Highly precise linear positioning systems, such as those used to focus and scan in measuring and inspection equipment often need two different motion modes: a rapid one (100 mm/sec) followed by a slower one (20 nm/sec). The fast mode reduces move time, while the slower mode ensures precision. Until now, a common design used separate stages, one driven by a ball screw or linear motor and the second, mounted atop the first, driven by a motorized micrometer or piezoelectric motor.

Engineers have developed an alternative approach: an economical single stage with two independent drive systems. Two rotary motors, a standard dc servomotor and a PiezoLeg motor, mount on either end of a Steinmeyer high-precision ball screw. An electromagnetic clutch controls the connection between the PiezoLeg motor and ball screw. The dc servo is always connected, but only powered for rapid moves.

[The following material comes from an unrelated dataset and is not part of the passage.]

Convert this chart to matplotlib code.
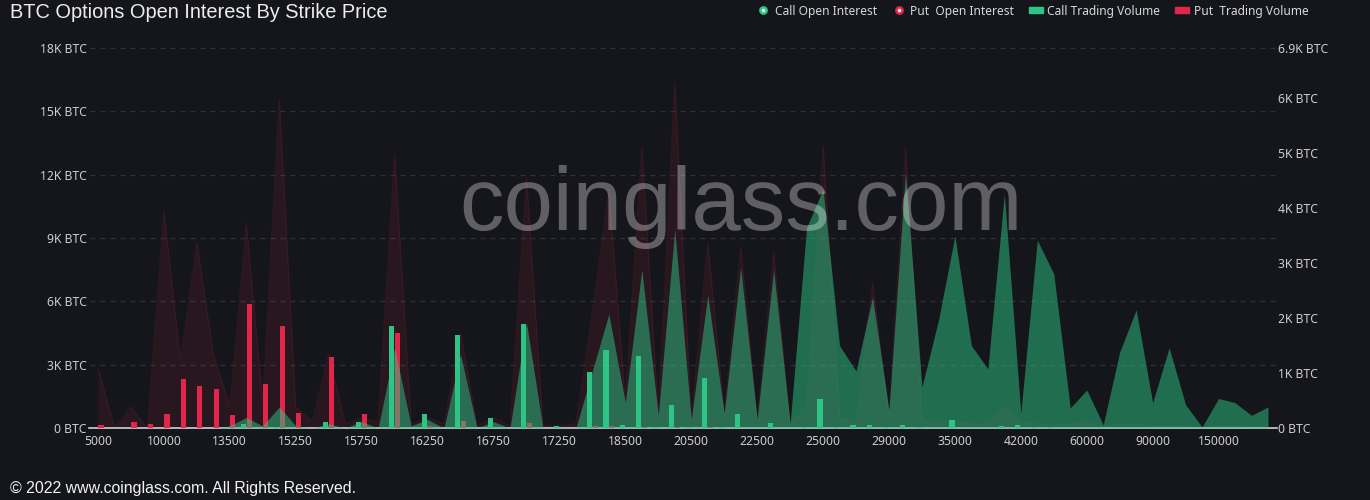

In high-speed mode, the clutch energizes and disengages the PiezoLeg’s motor. A conventional dc motor with rotary encoder takes over the driving task. Because high-speed movements can be executed quickly, the heat introduced by the dc motor is very low. Depending on the ball screw’s pitch, the usable velocity ranges from 0.1 to 100 mm/sec.

With clutch power off, the PiezoLeg’s motor connects to the ball screw. A high-resolution linear measuring subsystem provides position information to the motion controller. With clutch power off, heat effects from electromagnets are minimized. And in the rest position the piezomotor works as a passive brake — preventing unwanted stage movement. However, after switching to the PiezoLeg motor, a velocity range of 0.15 to about 0.00002 mm/sec (20 nm/sec) is possible. The stability of speeds at the lower velocity range depends on the resolution of the linear scale used.

The ratio of maximum to minimum speed is 1 million to 1, or higher, and it is possible to switch from fast to high-precision slow speed and vice versa. Movement in both modes is limited only by the travel range of the positioning system.